Performance & drive
What it’s like to drive, and how quiet it is
In short, staggering. The engine fires with a suitably enthusiastic flare of revs then settles to a high-tech idle, and as soon as you engage D and pull away you notice there's a cohesiveness to the way the 650S conducts itself.
Even at low speeds it behaves impeccably. The transmission is smooth and unobtrusive, the steering is accurate but not too sharp, and the brakes demand just the right amount of effort to scrub off speed.
Of course, you come across such back-road nirvana only occasionally, because most of our motoring lives are spent in town, on the motorway or in jams. None of this matters in a 650S because while McLaren's engineers have managed to give the car sporty, immediate responses, they've managed to do so without compromising the ride quality in any way.
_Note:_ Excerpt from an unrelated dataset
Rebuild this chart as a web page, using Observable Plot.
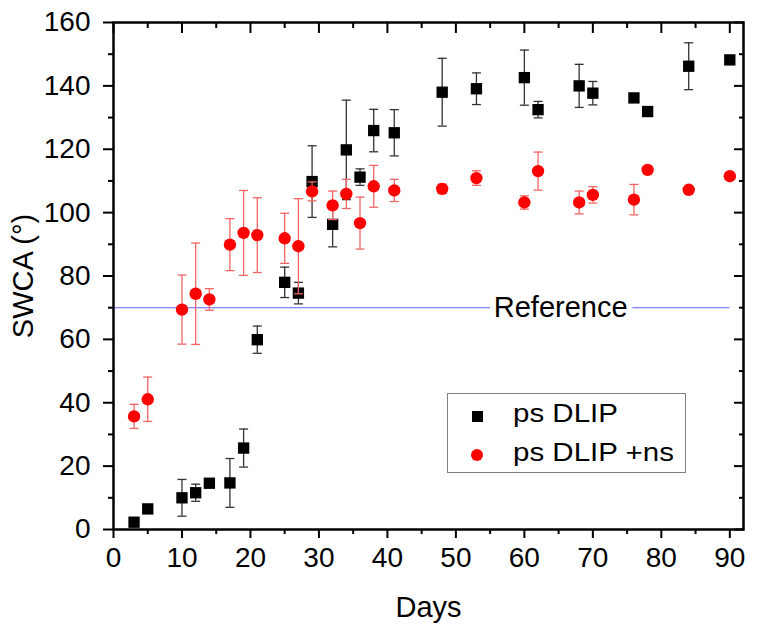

The way the 650S dispenses with bumps and potholes has to be experienced to be believed, even on the UK's notoriously rough road surfaces; it makes a Golf GTI seem a bit harsh. No other supercar offers this level of comfort.
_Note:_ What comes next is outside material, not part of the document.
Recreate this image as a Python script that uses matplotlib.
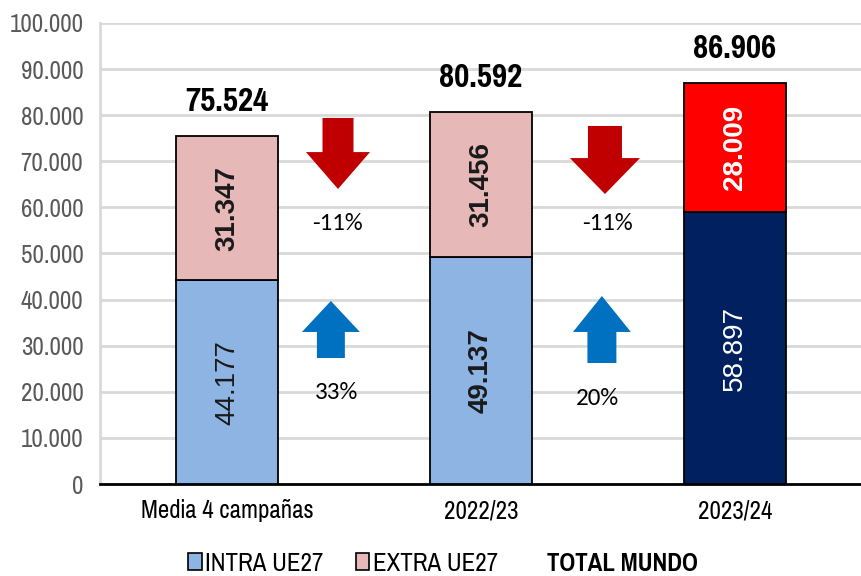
import matplotlib
matplotlib.use("Agg")
import matplotlib.pyplot as plt
from matplotlib.patches import FancyArrow, Patch
from matplotlib.ticker import FuncFormatter, MultipleLocator

# ---- data ----
categories = ["Media 4 campañas", "2022/23", "2023/24"]
intra_ue27 = [44177, 49137, 58897]
extra_ue27 = [31347, 31456, 28009]
total_mundo = [75524, 80592, 86906]
pct_extra = ["-11%", "-11%"]
pct_intra = ["33%", "20%"]
series_names = ["INTRA UE27", "EXTRA UE27", "TOTAL MUNDO"]

# ---- style ----
NARROW = ["Nimbus Sans Narrow", "Pragati Narrow", "Archivo Narrow", "Roboto Condensed",
          "Liberation Sans", "DejaVu Sans"]
REG = ["Arimo", "Liberation Sans", "DejaVu Sans"]
CAL = ["Carlito", "Lato", "DejaVu Sans"]
intra_colors = ["#8EB4E3", "#8EB4E3", "#002060"]
extra_colors = ["#E6B9B8", "#E6B9B8", "#FF0000"]
intra_text = ["#1a1a1a", "#1a1a1a", "white"]
extra_text = ["#1a1a1a", "#1a1a1a", "white"]
intra_weight = ["normal", "bold", "normal"]
extra_weight = ["bold", "bold", "bold"]

fig = plt.figure(figsize=(8.62, 5.76), dpi=100)
ax = fig.add_axes([100 / 862, 1 - 484 / 576, 762 / 862, (484 - 23) / 576])

x = list(range(len(categories)))
ax.bar(x, intra_ue27, width=0.4, color=intra_colors, edgecolor="black", linewidth=1.3, zorder=3)
ax.bar(x, extra_ue27, width=0.4, bottom=intra_ue27, color=extra_colors,
       edgecolor="black", linewidth=1.3, zorder=3)

for i in x:
    ax.text(i, intra_ue27[i] / 2, f"{intra_ue27[i]:,}".replace(",", "."), rotation=90,
            ha="center", va="center", fontsize=20, family=REG, color=intra_text[i],
            fontweight=intra_weight[i], zorder=4)
    ax.text(i, intra_ue27[i] + extra_ue27[i] / 2, f"{extra_ue27[i]:,}".replace(",", "."),
            rotation=90, ha="center", va="center", fontsize=20, family=REG,
            color=extra_text[i], fontweight=extra_weight[i], zorder=4)
    ax.annotate(f"{total_mundo[i]:,}".replace(",", "."), (i, total_mundo[i]),
                xytext=(0, 18), textcoords="offset points", ha="center", va="baseline",
                fontsize=26, fontweight="bold", family=NARROW, color="black")

# arrows (layout decorations)
red_arrows = [(0.437, 79400, -15400, 0.122, 0.252, 8000),
              (1.488, 77660, -14760, 0.134, 0.276, 7800)]
blue_arrows = [(0.409, 27330, 12370, 0.110, 0.228, 6720),
               (1.476, 26250, 14530, 0.114, 0.228, 7800)]
for (ax0, y0, dy, w, hw, hl) in red_arrows:
    ax.add_patch(FancyArrow(ax0, y0, 0, dy, width=w, head_width=hw, head_length=hl,
                            length_includes_head=True, color="#C00000", lw=0, zorder=4))
for (ax0, y0, dy, w, hw, hl) in blue_arrows:
    ax.add_patch(FancyArrow(ax0, y0, 0, dy, width=w, head_width=hw, head_length=hl,
                            length_includes_head=True, color="#0070C0", lw=0, zorder=4))

pct_extra_pos = [(0.433, 56400), (1.496, 56400)]
pct_intra_pos = [(0.433, 19740), (1.457, 18650)]
for lab, (px, py) in zip(pct_extra, pct_extra_pos):
    ax.text(px, py, lab, ha="center", va="center", fontsize=18, family=CAL, color="black")
for lab, (px, py) in zip(pct_intra, pct_intra_pos):
    ax.text(px, py, lab, ha="center", va="center", fontsize=18, family=CAL, color="black")

ax.set_xlim(-0.5, 2.5)
ax.set_ylim(0, 100000)
ax.yaxis.set_major_locator(MultipleLocator(10000))
ax.yaxis.set_major_formatter(FuncFormatter(lambda v, p: f"{v:,.0f}".replace(",", ".")))
ax.grid(axis="y", color="#d9d9d9", linewidth=2, zorder=0)
ax.set_axisbelow(True)
ax.set_xticks(x)
ax.set_xticklabels(categories)
ax.tick_params(axis="both", length=0)
ax.tick_params(axis="y", pad=12, labelcolor="#595959", labelsize=19.5)
ax.tick_params(axis="x", pad=11, labelcolor="black", labelsize=19.5)
for lab in ax.get_yticklabels() + ax.get_xticklabels():
    lab.set_family(NARROW)
for s in ["top", "right"]:
    ax.spines[s].set_visible(False)
ax.spines["left"].set_color("#d9d9d9")
ax.spines["left"].set_linewidth(2)
ax.spines["bottom"].set_color("black")
ax.spines["bottom"].set_linewidth(2)

handles = [Patch(facecolor="#8EB4E3", edgecolor="black", linewidth=1.2),
           Patch(facecolor="#E6B9B8", edgecolor="black", linewidth=1.2),
           Patch(facecolor="none", edgecolor="none")]
leg = fig.legend(handles, series_names, loc="center", bbox_to_anchor=(0.514, 0.022), ncol=3,
                 frameon=False, handlelength=0.5, handleheight=0.6, handletextpad=0.12,
                 columnspacing=1.2, borderpad=0, prop={"family": NARROW, "size": 19.5})
leg.get_texts()[2].set_fontweight("bold")

fig.savefig("out.png", dpi=100, facecolor="white")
Refinement is perfectly reasonable, too. The engine makes all the sorts of noises you want to hear, even if it doesn’t sound quite as good as a Ferrari 488 or an Audi R8, and while road noise is prevalent, it's entirely acceptable given the sheer footprint of rubber at each corner. If you want to turn up the volume on the engine, incidentally, you can lower the small screen behind the seats in the Spider version, so there's a bit of fresh air - and a lot more noise - at the back of your head.